I've said often in these posts that you don't need to put the world at stake; you just need to make the characters real enough that they become the world. How I Live Now has got elements in common with The Hunger Games, including a teenage female lead, a little girl for us to worry about, a cool brooding hunk for the girl to worry about, a civilisation destroying war and a whole bunch of trying to get by in a wilderness. But The Hunger Games puts the lead right in the centre of everything that matters in the world, while How I Live Now puts Daisy right on the edge, completely adrift in a world which never gets a full explanation. She's just going through the random stuff at the edge of an apocalypse; the end of the world just happens to be the end of her world as well. In a more American outlook on things, she'd be the plucky survivor who would find the amazing secret which would end the war, switch the power back on and make it rain unicorns, but Daisy starts out as a neurotic mess and doesn't get hugely more competent with time. She scrapes by, and no-one watching would fool themselves for a second that they'd do any better. Daisy grows and develops, but it's the growing and developing we all do; from barely getting by as kids to barely getting as adults.
There's a slightly weird overlap thematically with Kevin McDonald's last film, The Last King of Scotland, which was also about someone coming into a brewing war zone without much of a clue and finding their way back out of it more by luck than judgment, but How I Live Now doesn't have an Idi Amin, just the chaos of a country falling apart in slow motion. From that point of view it's got much more in common with Cuaron's Children of Men, on what looks like Children of Men's doughnut budget; it's a good looking movie, but it's determinedly small scale. It goes off-road as soon as Daisy gets out of the airport, and from their on out it's doggedly rural and there are never more than a few people in the frame.
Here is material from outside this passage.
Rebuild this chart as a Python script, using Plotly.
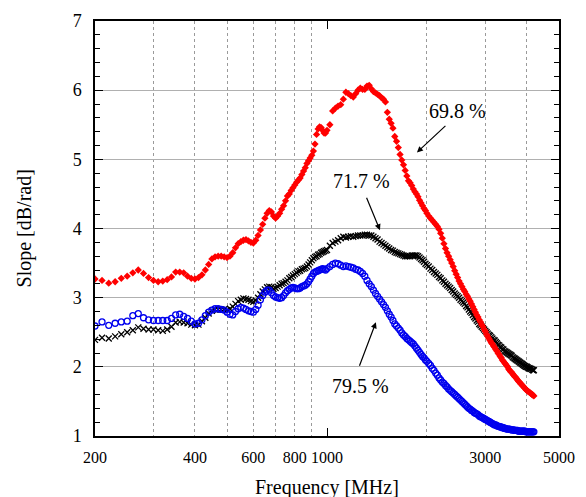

McDonald has thus doomed himself to live and die on the strength of the players. So he hired Saoirse Ronan, leaving himself with nothing to worry about. Ronan can sell just about anything, but more importantly she's got the kind of star quality which lets her collapse into a very small space and draw you into after her. When your whole movie rests on one character, nothing but the best will do. Ronan exudes attitude from the moment she slouches onto the screen and through passport control, but at every swagger she lets you see how precarious that confidence really is.
It's an unenviable day out for the rest of the cast, playing teens and pre-teens up against someone who got an Oscar nomination for her first big day out at the age of 13 in Atonement. They just seem to have taken a deep breath and gone for it, with pretty fair results. I'm not sure what anyone could have done with Edmund, Daisy's crush; being dishy, manly and taciturn doesn't give an actor much to work with. Isaac and Piper give their actors more of a chance, and they pretty much nail it, with the rather wonderfully named Harley Bird doing a great job as Piper. Piper could have been a tiresome fey moppet plot token, but Bird makes her into a credible temperamental little girl.
Still, it's a gruelling movie. McDonald doesn't show much violence directly, but suggests it constantly, showing us the aftermath, or flickering glimpses by firelight of things best not seen. It's a subtle, enervating way to show that war is hell even for the people on the edges, but it's no-one's idea of fun.